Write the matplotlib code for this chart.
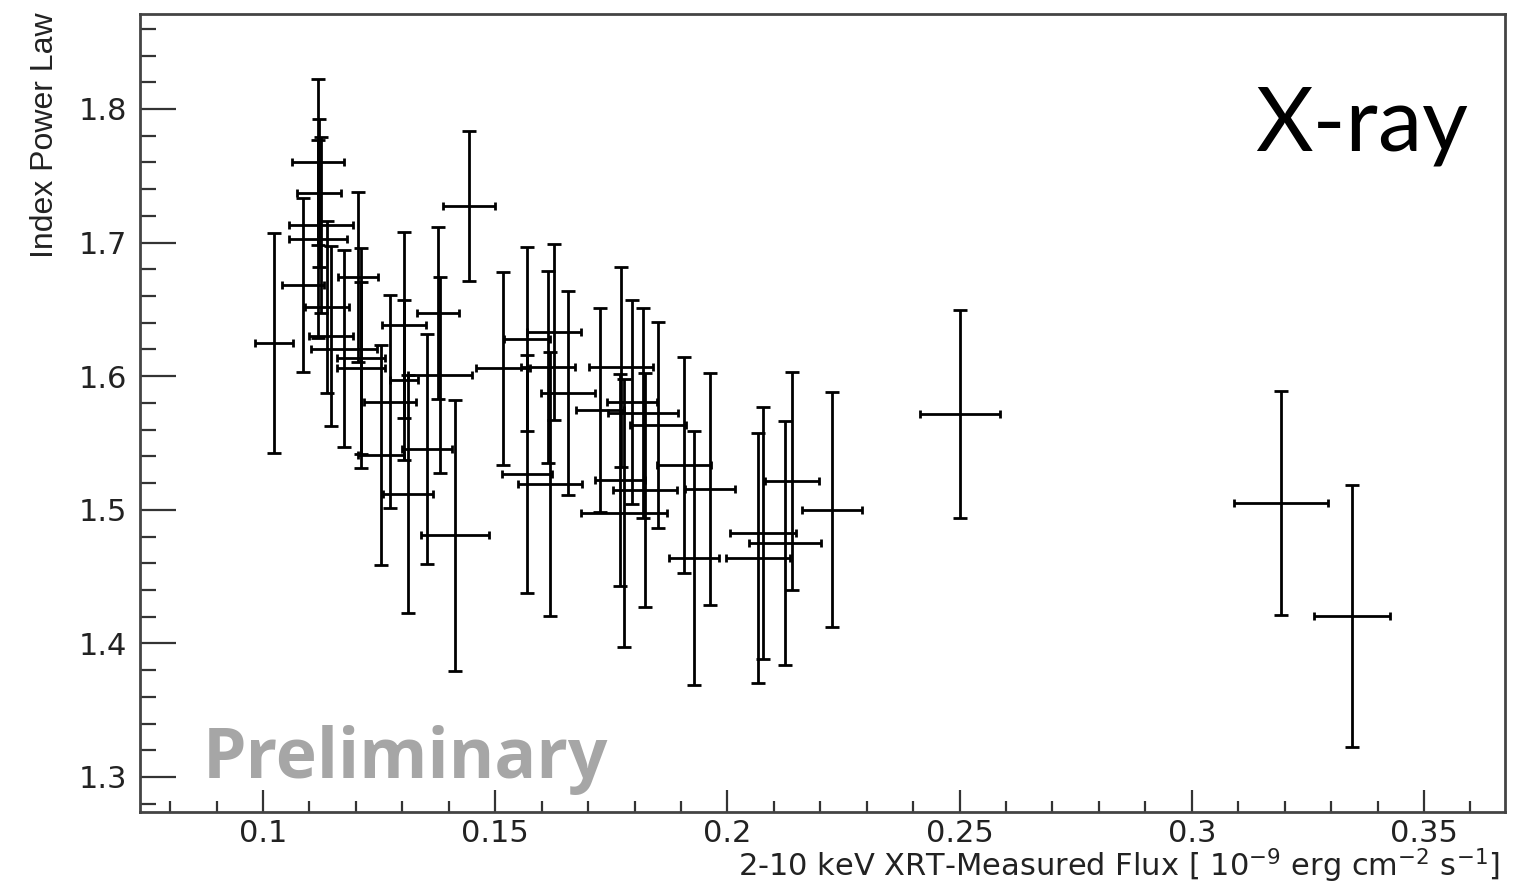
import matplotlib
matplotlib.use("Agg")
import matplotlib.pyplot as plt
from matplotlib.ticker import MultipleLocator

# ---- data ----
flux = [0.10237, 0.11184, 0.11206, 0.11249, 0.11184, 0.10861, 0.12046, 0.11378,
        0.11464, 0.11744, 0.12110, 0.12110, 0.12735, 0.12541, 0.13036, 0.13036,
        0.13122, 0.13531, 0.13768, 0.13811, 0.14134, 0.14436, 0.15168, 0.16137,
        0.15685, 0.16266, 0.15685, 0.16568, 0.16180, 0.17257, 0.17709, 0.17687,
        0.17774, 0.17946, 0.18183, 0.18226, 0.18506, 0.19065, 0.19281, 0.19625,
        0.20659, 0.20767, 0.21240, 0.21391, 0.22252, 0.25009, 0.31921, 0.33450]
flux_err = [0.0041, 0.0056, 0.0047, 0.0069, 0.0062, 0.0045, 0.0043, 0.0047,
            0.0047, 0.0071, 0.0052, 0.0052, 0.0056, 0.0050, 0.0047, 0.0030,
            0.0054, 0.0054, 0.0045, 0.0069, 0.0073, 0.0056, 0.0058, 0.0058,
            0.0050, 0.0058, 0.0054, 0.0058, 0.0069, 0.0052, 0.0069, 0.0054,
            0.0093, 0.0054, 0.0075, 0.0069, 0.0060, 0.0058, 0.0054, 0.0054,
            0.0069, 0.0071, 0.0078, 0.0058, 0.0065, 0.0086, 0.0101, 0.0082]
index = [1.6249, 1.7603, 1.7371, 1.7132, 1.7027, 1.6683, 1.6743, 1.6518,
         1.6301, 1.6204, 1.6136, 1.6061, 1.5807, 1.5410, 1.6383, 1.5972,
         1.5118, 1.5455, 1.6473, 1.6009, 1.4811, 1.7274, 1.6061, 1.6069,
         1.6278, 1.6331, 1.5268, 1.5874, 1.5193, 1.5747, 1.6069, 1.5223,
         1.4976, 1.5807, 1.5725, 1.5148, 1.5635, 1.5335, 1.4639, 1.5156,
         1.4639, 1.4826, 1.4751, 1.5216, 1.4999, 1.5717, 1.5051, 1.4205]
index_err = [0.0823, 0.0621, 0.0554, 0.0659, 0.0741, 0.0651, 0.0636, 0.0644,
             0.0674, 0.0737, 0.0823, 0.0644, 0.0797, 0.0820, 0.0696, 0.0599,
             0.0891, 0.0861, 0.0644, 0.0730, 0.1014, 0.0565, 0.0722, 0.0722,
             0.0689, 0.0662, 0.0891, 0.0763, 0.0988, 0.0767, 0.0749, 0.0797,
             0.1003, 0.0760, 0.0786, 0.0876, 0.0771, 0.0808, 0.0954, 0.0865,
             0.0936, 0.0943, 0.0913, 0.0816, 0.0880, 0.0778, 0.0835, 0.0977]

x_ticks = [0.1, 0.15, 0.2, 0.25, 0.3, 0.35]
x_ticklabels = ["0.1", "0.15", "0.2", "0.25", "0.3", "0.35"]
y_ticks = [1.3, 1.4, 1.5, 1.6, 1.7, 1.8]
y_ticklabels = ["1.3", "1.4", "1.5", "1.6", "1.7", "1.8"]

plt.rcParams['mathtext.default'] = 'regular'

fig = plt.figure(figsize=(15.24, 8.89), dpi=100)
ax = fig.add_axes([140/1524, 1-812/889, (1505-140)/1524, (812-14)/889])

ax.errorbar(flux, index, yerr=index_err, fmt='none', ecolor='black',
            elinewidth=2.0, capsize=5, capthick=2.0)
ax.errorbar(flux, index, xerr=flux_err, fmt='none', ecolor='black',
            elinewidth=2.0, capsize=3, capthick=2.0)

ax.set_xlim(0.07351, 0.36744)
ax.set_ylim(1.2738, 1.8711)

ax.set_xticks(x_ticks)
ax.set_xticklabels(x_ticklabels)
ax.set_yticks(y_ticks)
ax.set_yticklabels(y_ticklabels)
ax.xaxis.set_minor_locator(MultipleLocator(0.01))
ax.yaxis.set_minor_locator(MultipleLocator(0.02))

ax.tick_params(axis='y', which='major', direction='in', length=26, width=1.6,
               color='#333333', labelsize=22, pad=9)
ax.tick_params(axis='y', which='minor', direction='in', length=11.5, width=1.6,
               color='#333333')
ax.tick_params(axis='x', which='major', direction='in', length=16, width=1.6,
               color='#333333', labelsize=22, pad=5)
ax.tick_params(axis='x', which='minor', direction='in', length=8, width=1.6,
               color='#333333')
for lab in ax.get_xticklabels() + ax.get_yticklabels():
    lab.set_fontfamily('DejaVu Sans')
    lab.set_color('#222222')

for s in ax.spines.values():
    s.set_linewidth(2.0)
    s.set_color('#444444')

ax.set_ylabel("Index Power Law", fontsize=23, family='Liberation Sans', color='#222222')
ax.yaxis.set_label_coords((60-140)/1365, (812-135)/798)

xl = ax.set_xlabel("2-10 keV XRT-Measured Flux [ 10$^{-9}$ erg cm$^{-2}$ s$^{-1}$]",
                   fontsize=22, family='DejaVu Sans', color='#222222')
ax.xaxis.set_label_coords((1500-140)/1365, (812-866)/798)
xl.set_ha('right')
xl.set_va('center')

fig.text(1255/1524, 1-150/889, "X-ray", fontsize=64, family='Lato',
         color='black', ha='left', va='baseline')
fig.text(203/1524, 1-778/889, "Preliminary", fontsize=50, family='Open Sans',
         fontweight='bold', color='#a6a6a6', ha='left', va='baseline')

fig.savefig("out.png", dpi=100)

┄┄┄┄┄┄

» PROBLEM STATEMENT
Return the material line for line, from its beginning to the line that contains "from matplotlib.ticker import MultipleLocator", with the pictures left out.

» EXERCISE ANSWER
Write the matplotlib code for this chart.
import matplotlib
matplotlib.use("Agg")
import matplotlib.pyplot as plt
from matplotlib.ticker import MultipleLocator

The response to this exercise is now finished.